I got a copy of The Paris Edition by chance because I enjoy reading about the Paris of the 1920's. This book proved to be everything I could have hoped for and more. The book is a memoir by Waverly Root about his life in Paris working for the Herald Tribune. In these days when newspapers are threatened with bankruptcy, this book helps us to remember how important newspapers were to daily life and what a loss it is to have them disappear. Mr. Root arrives in Paris as a young man seeking adventure and got a job working for the Herald Tribune on the night shift.

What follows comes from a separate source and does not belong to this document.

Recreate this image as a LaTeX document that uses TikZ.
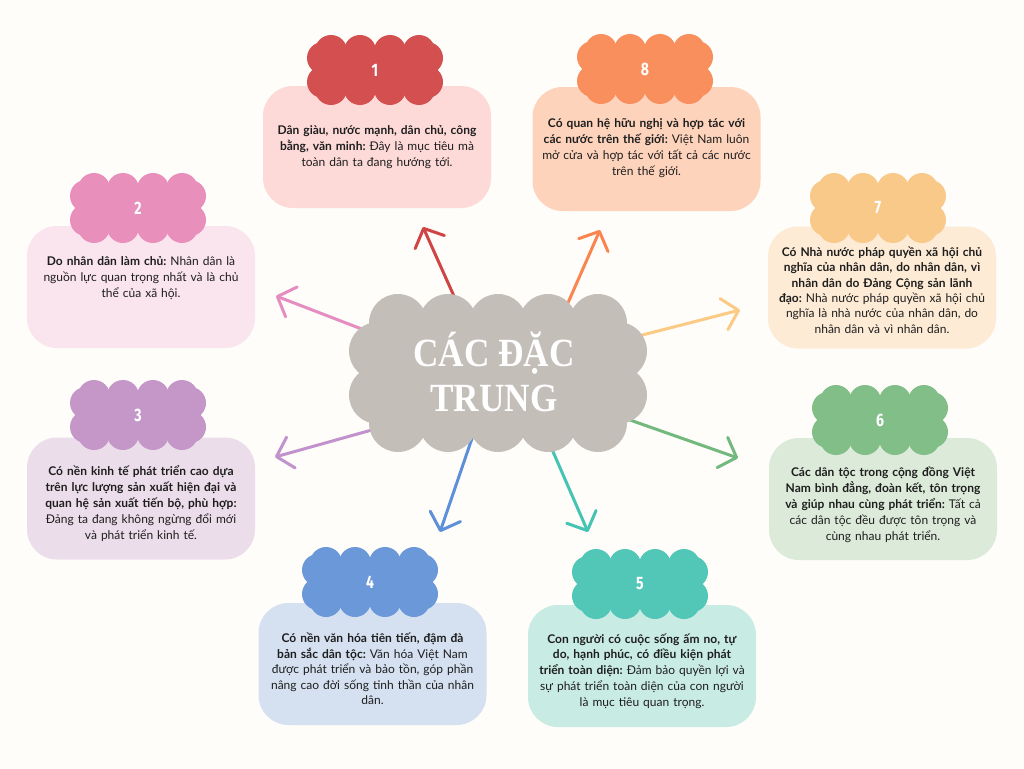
\documentclass[tikz,border=0pt]{standalone}
\usepackage{fontspec}
\setmainfont{Lato}
\newfontfamily\titlefont[FakeStretch=0.88]{Liberation Serif}
\newfontfamily\numfont[FakeStretch=0.78]{Fira Sans}
\usetikzlibrary{arrows.meta}
\pgfdeclarelayer{bg}
\pgfdeclarelayer{arrowlayer}
\pgfsetlayers{bg,arrowlayer,main}
\frenchspacing
\definecolor{bgcol}{HTML}{FEFDF9}
\definecolor{txtcol}{HTML}{1E1E1E}
\definecolor{cloudgrey}{HTML}{C4BEB9}
% badges
\definecolor{bdA}{HTML}{D45050}
\definecolor{bdB}{HTML}{E890BB}
\definecolor{bdC}{HTML}{C497C8}
\definecolor{bdD}{HTML}{6B98D8}
\definecolor{bdE}{HTML}{52C7B8}
\definecolor{bdF}{HTML}{82BE88}
\definecolor{bdG}{HTML}{F9C98A}
\definecolor{bdH}{HTML}{FA8F5E}
% cards
\definecolor{cdA}{HTML}{FDD9D8}
\definecolor{cdB}{HTML}{FAE4EE}
\definecolor{cdC}{HTML}{ECDDEA}
\definecolor{cdD}{HTML}{D5E0F0}
\definecolor{cdE}{HTML}{C8EBE3}
\definecolor{cdF}{HTML}{DCEAD9}
\definecolor{cdG}{HTML}{FDEBD5}
\definecolor{cdH}{HTML}{FDD3BC}
% arrows
\definecolor{arA}{HTML}{CF4545}
\definecolor{arB}{HTML}{E58CC0}
\definecolor{arC}{HTML}{C292CD}
\definecolor{arD}{HTML}{5E8FD9}
\definecolor{arE}{HTML}{45C3B3}
\definecolor{arF}{HTML}{73B87D}
\definecolor{arG}{HTML}{FBCB85}
\definecolor{arH}{HTML}{FA8550}

\newcommand\mybadge[5]{%
  \fill[#4] (#2-52,#3-21) rectangle (#2+52,#3+21);
  \foreach \dx in {-44,-15,15,44}{%
    \fill[#4] (#2+\dx,#3-19) circle[radius=16pt];
    \fill[#4] (#2+\dx,#3+19) circle[radius=16pt];}
  \foreach \dy in {-12,12}{%
    \fill[#4] (#2-52,#3+\dy) circle[radius=16pt];
    \fill[#4] (#2+52,#3+\dy) circle[radius=16pt];}
  \node[num] (#1) at (#2,#3) {#5};
}

\begin{document}
\begin{tikzpicture}[x=1pt,y=-1pt,
  card/.style={rounded corners=30pt, minimum width=228pt, minimum height=122pt, inner sep=0pt},
  body/.style={text=txtcol, align=center, text width=226pt, inner sep=0pt, font=\fontsize{12}{16}\selectfont},
  num/.style={text=white, font=\numfont\bfseries\fontsize{18}{18}\selectfont, inner sep=0pt},
  title/.style={text=white, align=center, font=\titlefont\bfseries\fontsize{40}{45}\selectfont, inner sep=0pt},
  arr/.style={line width=3pt, line cap=round, -{Straight Barb[length=15pt,width=32pt,round]}}
]
\begin{pgfonlayer}{bg}
\fill[bgcol] (0,0) rectangle (1024,768);
\end{pgfonlayer}
\useasboundingbox (0,0) rectangle (1024,768);

% cards
\node[card, fill=cdA] (c1) at (377,147) {};
\node[card, fill=cdH, minimum height=124pt] (c8) at (646.5,149) {};
\node[card, fill=cdB] (c2) at (141,287) {};
\node[card, fill=cdG] (c7) at (882,287.5) {};
\node[card, fill=cdC] (c3) at (141,498.5) {};
\node[card, fill=cdF] (c6) at (883,499) {};
\node[card, fill=cdD] (c4) at (372.5,664) {};
\node[card, fill=cdE] (c5) at (642,666) {};

% badges
\mybadge{n1}{375}{70}{bdA}{1}
\mybadge{n8}{645}{69}{bdH}{8}
\mybadge{n2}{138}{208}{bdB}{2}
\mybadge{n7}{878}{208}{bdG}{7}
\mybadge{n3}{138}{415}{bdC}{3}
\mybadge{n6}{880}{420}{bdF}{6}
\mybadge{n4}{370}{582}{bdD}{4}
\mybadge{n5}{640}{584}{bdE}{5}

% texts
\node[body] (t1) at (377,147) {\textbf{Dân giàu, nước mạnh, dân chủ, công}\\ \textbf{bằng, văn minh:} Đây là mục tiêu mà\\ toàn dân ta đang hướng tới.};
\node[body] (t8) at (646.5,148) {\textbf{Có quan hệ hữu nghị và hợp tác với}\\ \textbf{các nước trên thế giới:} Việt Nam luôn\\ mở cửa và hợp tác với tất cả các nước\\ trên thế giới.};
\node[body] (t2) at (141,278) {\textbf{Do nhân dân làm chủ:} Nhân dân là\\ nguồn lực quan trọng nhất và là chủ\\ thể của xã hội.};
\node[body, font=\fontsize{12}{15.4}\selectfont] (t7) at (882,290) {\textbf{Có Nhà nước pháp quyền xã hội chủ}\\ \textbf{nghĩa của nhân dân, do nhân dân, vì}\\ \textbf{nhân dân do Đảng Cộng sản lãnh}\\ \textbf{đạo:} Nhà nước pháp quyền xã hội chủ\\ nghĩa là nhà nước của nhân dân, do\\ nhân dân và vì nhân dân.};
\node[body] (t3) at (141,504) {\textbf{Có nền kinh tế phát triển cao dựa}\\ \textbf{trên lực lượng sản xuất hiện đại và}\\ \textbf{quan hệ sản xuất tiến bộ, phù hợp:}\\ Đảng ta đang không ngừng đổi mới\\ và phát triển kinh tế.};
\node[body] (t6) at (883,505) {\textbf{Các dân tộc trong cộng đồng Việt}\\ \textbf{Nam bình đẳng, đoàn kết, tôn trọng}\\ \textbf{và giúp nhau cùng phát triển:} Tất cả\\ các dân tộc đều được tôn trọng và\\ cùng nhau phát triển.};
\node[body, font=\fontsize{12}{15.6}\selectfont] (t4) at (372.5,669) {\textbf{Có nền văn hóa tiên tiến, đậm đà}\\ \textbf{bản sắc dân tộc:} Văn hóa Việt Nam\\ được phát triển và bảo tồn, góp phần\\ nâng cao đời sống tinh thần của nhân\\ dân.};
\node[body, font=\fontsize{12}{15.8}\selectfont] (t5) at (642,671) {\textbf{Con người có cuộc sống ấm no, tự}\\ \textbf{do, hạnh phúc, có điều kiện phát}\\ \textbf{triển toàn diện:} Đảm bảo quyền lợi và\\ sự phát triển toàn diện của con người\\ là mục tiêu quan trọng.};

% central cloud
\def\cx{498}\def\cy{373}
\fill[cloudgrey] (\cx-120,\cy-50) rectangle (\cx+120,\cy+50);
\foreach \dx in {-100,-50,0,50,100}{%
  \fill[cloudgrey] (\cx+\dx,\cy-50) circle[radius=29pt];
  \fill[cloudgrey] (\cx+\dx,\cy+50) circle[radius=29pt];}
\foreach \dy in {-22,22}{%
  \fill[cloudgrey] (\cx-120,\cy+\dy) circle[radius=29pt];
  \fill[cloudgrey] (\cx+120,\cy+\dy) circle[radius=29pt];}
\node[title] (ctr) at (494,372) {CÁC ĐẶC\\TRUNG};

% arrows
\coordinate (s1) at (462,314); \coordinate (e1) at (423,227);
\coordinate (s8) at (560,321); \coordinate (e8) at (600,230);
\coordinate (s2) at (385,338); \coordinate (e2) at (276,296);
\coordinate (s7) at (615,342); \coordinate (e7) at (740,310);
\coordinate (s3) at (404,421); \coordinate (e3) at (275,457);
\coordinate (s6) at (593,407); \coordinate (e6) at (738,458);
\coordinate (s4) at (481,412); \coordinate (e4) at (440,532);
\coordinate (s5) at (544,431); \coordinate (e5) at (588,532);
\begin{pgfonlayer}{arrowlayer}
\draw[arr, arA] (s1) -- (e1);
\draw[arr, arH] (s8) -- (e8);
\draw[arr, arB] (s2) -- (e2);
\draw[arr, arG] (s7) -- (e7);
\draw[arr, arC] (s3) -- (e3);
\draw[arr, arF] (s6) -- (e6);
\draw[arr, arD] (s4) -- (e4);
\draw[arr, arE] (s5) -- (e5);
\end{pgfonlayer}
\end{tikzpicture}
\end{document}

He describes life in the city between the wars and the colorful people and places that he got to know. There are some uproariously funny stories in this book. One of them I count as the funniest episode I have ever read. I will leave it for you to discover but it has to do with a newspaper man who had difficulty pronouncing French and, despite his slapstick attempts at the language, kept confusing the natives not matter how ridiculous. Mr. Root points out in his book that he was often mistaken for Ernest Hemingway and even though they were both in Paris at the time they never met. Mr. Root's book gives a look behind the scenes of how newspapers were run and also provides a look at the adventure of living in a vibrant city like Paris, when Charles Lindberg made his solo flight over the Atlantic, café life and the many expatriate Americas that called Paris home for a time. This is a well-written book that once you have come to the end will wish it was much longer.

newspapers can be fun

Lively, humorous. instructive treatise on life in the press--in Paris in the good days, Filled with enthralling anecdotes. Root knew everybody except Hemingway.

He never knew Hemingway

Waverly Root attended Tufts. He was in Paris from 1927 to 1934 when the paper, the Paris Edition of the Chicago Tribune, folded. The Paris Edition was a club and a cult. Born in Providence, Rhode Island, Root grew up in Fall River, Massachusetts. In Paris in 1927 he never knew Hemingway. Work hours restricted his time to spend in the cafes. When Root worked at the Tribune he also produced copy for Mewsweek and a Danish newspaper. At the time Hemingway was a worker, too. Everyone did know about everyone else. On the Chicago Tribune's Paris Edition the Paris staff was not trusted to write editiorials. At the time of the Lindbergh flight, Root knew nothing about it. Generally journalists missed the significance of the event, but the common people dubbed the flyer a hero. William Shirer beat out another employee to cover the story. Waverly Root judged Gertrude Stein to have a true style. She made perfectly composed sentences. Her style represented a way of thinking. She passed this facility on to Hemingway. As a result of having a by-line, the author became an authority. The Chicago Tribune was more influential than the Herald in its coverage of the Montparnassians. The pace was surprising at the Tribune. Henry Miller and two friends who were models for characters in his novels were Tribune proofreaders. The Paris Edition was lucky for reason the colonel, the moving force of the Tribune, was four thousand miles away. The colonel's mother, Mrs. McCormick, was eccentric. She came to Paris with a companion, someone skilled in mental health matters. Bistro dogs were called Toto and cats were Minette. The Americans in Paris formed an enclave. After working in London for two years from 1928 to 1930, Root simply gave up his post to return to the Paris Edition. He found that in his absence things had been organized to pursue serious journalism. There was a morgue, a reference library. When the paper was sold to the Herald, Waverly Root received severance pay.